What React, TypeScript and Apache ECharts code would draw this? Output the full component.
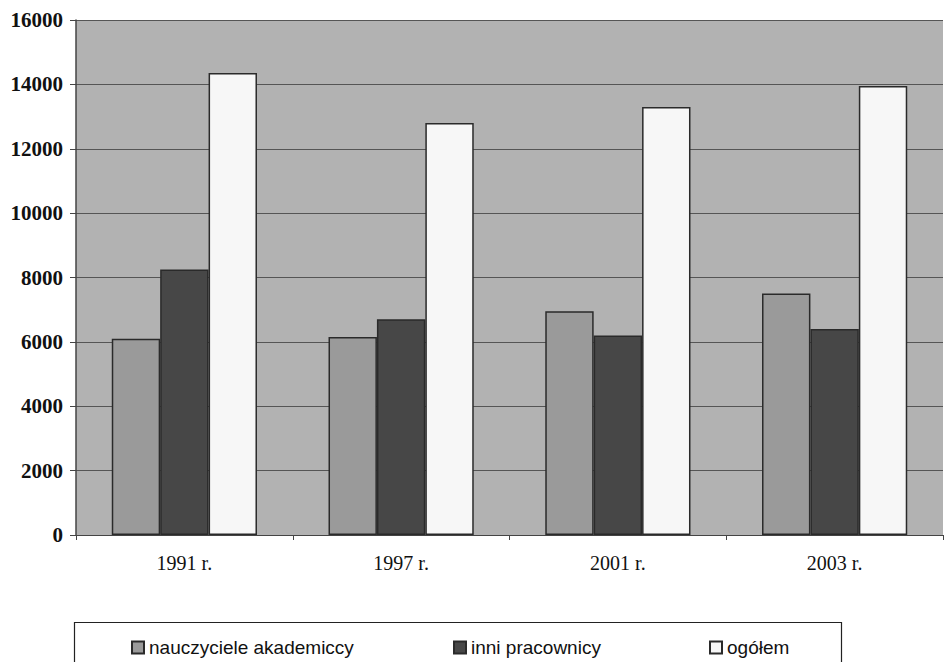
import React, { useEffect, useRef } from "react";
import * as echarts from "echarts";

const categories = ["1991 r.", "1997 r.", "2001 r.", "2003 r."];
const seriesNames = ["nauczyciele akademiccy", "inni pracownicy", "ogółem"];
const nauczyciele = [6100, 6150, 6950, 7500];
const inni = [8250, 6700, 6200, 6400];
const ogolem = [14350, 12800, 13300, 13950];
const seriesColors = ["#9a9a9a", "#474747", "#f7f7f7"];
const legendLefts = [126, 448, 704];

export default function App() {
  const ref = useRef<HTMLDivElement>(null);
  useEffect(() => {
    if (!ref.current) return;
    const chart = echarts.init(ref.current, undefined, { renderer: "svg" });
    const values = [nauczyciele, inni, ogolem];
    chart.setOption({
      animation: false,
      backgroundColor: "#ffffff",
      grid: {
        left: 76,
        right: 2,
        top: 20,
        bottom: 127,
        show: true,
        backgroundColor: "#b2b2b2",
        borderWidth: 0,
      },
      legend: seriesNames.map((n, i) => ({
        data: [n],
        left: legendLefts[i],
        top: 633,
        itemWidth: 12,
        itemHeight: 12,
        icon: "rect",
        textStyle: {
          fontFamily: "'Liberation Sans', Arial, sans-serif",
          fontSize: 19,
          color: "#111",
        },
      })),
      xAxis: {
        type: "category",
        data: categories,
        axisLine: { show: true, lineStyle: { color: "#444", width: 1 } },
        axisTick: { show: true, length: 5, lineStyle: { color: "#444" } },
        axisLabel: {
          margin: 18,
          fontFamily: "'Liberation Serif', serif",
          fontSize: 20,
          color: "#111",
        },
      },
      yAxis: {
        type: "value",
        min: 0,
        max: 16000,
        interval: 2000,
        axisLine: { show: true, lineStyle: { color: "#444", width: 1.5 } },
        axisTick: { show: true, length: 6, lineStyle: { color: "#444" } },
        axisLabel: {
          margin: 13,
          fontFamily: "'Liberation Serif', serif",
          fontWeight: "bold",
          fontSize: 21,
          color: "#111",
          formatter: (v: number) => String(v),
        },
        splitLine: { show: true, lineStyle: { color: "#555", width: 1 } },
      },
      series: seriesNames.map((n, i) => ({
        name: n,
        type: "bar",
        data: values[i],
        barGap: "0%",
        barCategoryGap: "33%",
        itemStyle: {
          color: seriesColors[i],
          borderColor: "#2a2a2a",
          borderWidth: 1.5,
        },
      })),
      graphic: [
        {
          type: "rect",
          left: 72,
          top: 620,
          shape: { width: 767, height: 60 },
          style: { fill: "none", stroke: "#222", lineWidth: 1.2 },
        },
      ],
    });
    return () => chart.dispose();
  }, []);
  return <div ref={ref} style={{ width: 945, height: 662, position: "absolute", left: 0, top: 0 }} />;
}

* * *

*JOB*. All the material shown above is to be copied exactly, with no pictures carried over.

*EXERCISE OUTPUT*.
What React, TypeScript and Apache ECharts code would draw this? Output the full component.
import React, { useEffect, useRef } from "react";
import * as echarts from "echarts";

const categories = ["1991 r.", "1997 r.", "2001 r.", "2003 r."];
const seriesNames = ["nauczyciele akademiccy", "inni pracownicy", "ogółem"];
const nauczyciele = [6100, 6150, 6950, 7500];
const inni = [8250, 6700, 6200, 6400];
const ogolem = [14350, 12800, 13300, 13950];
const seriesColors = ["#9a9a9a", "#474747", "#f7f7f7"];
const legendLefts = [126, 448, 704];

export default function App() {
  const ref = useRef<HTMLDivElement>(null);
  useEffect(() => {
    if (!ref.current) return;
    const chart = echarts.init(ref.current, undefined, { renderer: "svg" });
    const values = [nauczyciele, inni, ogolem];
    chart.setOption({
      animation: false,
      backgroundColor: "#ffffff",
      grid: {
        left: 76,
        right: 2,
        top: 20,
        bottom: 127,
        show: true,
        backgroundColor: "#b2b2b2",
        borderWidth: 0,
      },
      legend: seriesNames.map((n, i) => ({
        data: [n],
        left: legendLefts[i],
        top: 633,
        itemWidth: 12,
        itemHeight: 12,
        icon: "rect",
        textStyle: {
          fontFamily: "'Liberation Sans', Arial, sans-serif",
          fontSize: 19,
          color: "#111",
        },
      })),
      xAxis: {
        type: "category",
        data: categories,
        axisLine: { show: true, lineStyle: { color: "#444", width: 1 } },
        axisTick: { show: true, length: 5, lineStyle: { color: "#444" } },
        axisLabel: {
          margin: 18,
          fontFamily: "'Liberation Serif', serif",
          fontSize: 20,
          color: "#111",
        },
      },
      yAxis: {
        type: "value",
        min: 0,
        max: 16000,
        interval: 2000,
        axisLine: { show: true, lineStyle: { color: "#444", width: 1.5 } },
        axisTick: { show: true, length: 6, lineStyle: { color: "#444" } },
        axisLabel: {
          margin: 13,
          fontFamily: "'Liberation Serif', serif",
          fontWeight: "bold",
          fontSize: 21,
          color: "#111",
          formatter: (v: number) => String(v),
        },
        splitLine: { show: true, lineStyle: { color: "#555", width: 1 } },
      },
      series: seriesNames.map((n, i) => ({
        name: n,
        type: "bar",
        data: values[i],
        barGap: "0%",
        barCategoryGap: "33%",
        itemStyle: {
          color: seriesColors[i],
          borderColor: "#2a2a2a",
          borderWidth: 1.5,
        },
      })),
      graphic: [
        {
          type: "rect",
          left: 72,
          top: 620,
          shape: { width: 767, height: 60 },
          style: { fill: "none", stroke: "#222", lineWidth: 1.2 },
        },
      ],
    });
    return () => chart.dispose();
  }, []);
  return <div ref={ref} style={{ width: 945, height: 662, position: "absolute", left: 0, top: 0 }} />;
}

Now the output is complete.